Der vielleicht bekannteste Hochbunker ist der Kulturbunker an der Berliner Straße in Mülheim, als Ort für Veranstaltungen und Ausstellungen. Im Unterschied zum Kulturprogramm für den Ehrenfelder Bunker wird hier aber bewusst Wert auf eine lebendige Gegenwartsnutzung gelegt.
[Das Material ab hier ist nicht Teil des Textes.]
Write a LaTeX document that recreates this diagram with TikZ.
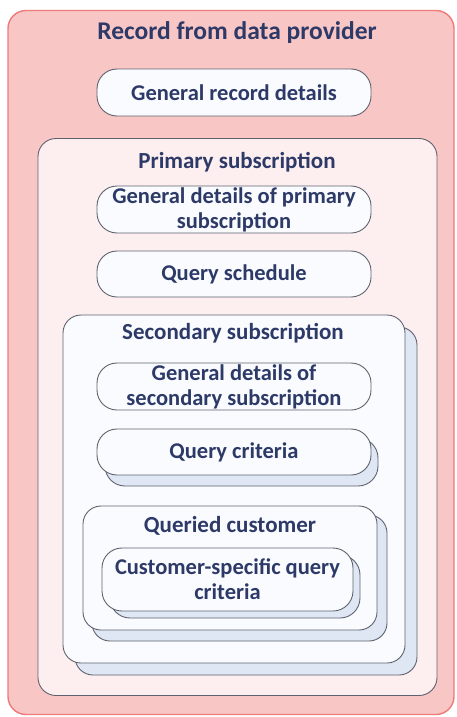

Der Kulturbunker Mülheim ist wie der Hochbunker an der Helenenwallstraße in Deutz architektonisch einer Kirche nachempfunden. Das diente auch der Tarnung. Ein dritter „Kirchenbunker“ befindet sich an der Marktstraße in Raderberg. Architekt aller drei war Hans Schumacher.

Bunker als Arztpraxis

Er entwarf außerdem den heute als Wohngebäude genutzten Bunker an der Rothenburger Straße in Vingst. Weitere zu Wohnhäusern umgebaute Bunker gibt es in Bickendorf (Sandweg), Nippes (Werkstattstraße) und in Poll an der Siegburger Straße. Am Rotkehlchenweg in Vogelsang dient ein ehemaliger Bunker unter anderem als Arztpraxis. In Sülz ist in einem Hinterhof an der Rupprechtstraße ein Hochbunker mit gewerblicher Nutzung erhalten. Der runde Winkelturm an der Neusser Landstraße in Niehl ist wegen seines kegelförmigem Dachs vielen ein Begriff. Im Volksmund wird er auch Zuckerhut-Bunker genannt.

Kaum noch als ehemaliger Hochbunker erkennbar ist das Gebäude der Raiffeisen-Waren-Zentrale (RWZ) am Breslauer Platz gegenüber des Hauptbahnhofs. Hinter der verspiegelten Fassade wirkt das einst von Wilhelm Riphahn entworfene Gebäude wie ein moderner Bürobau.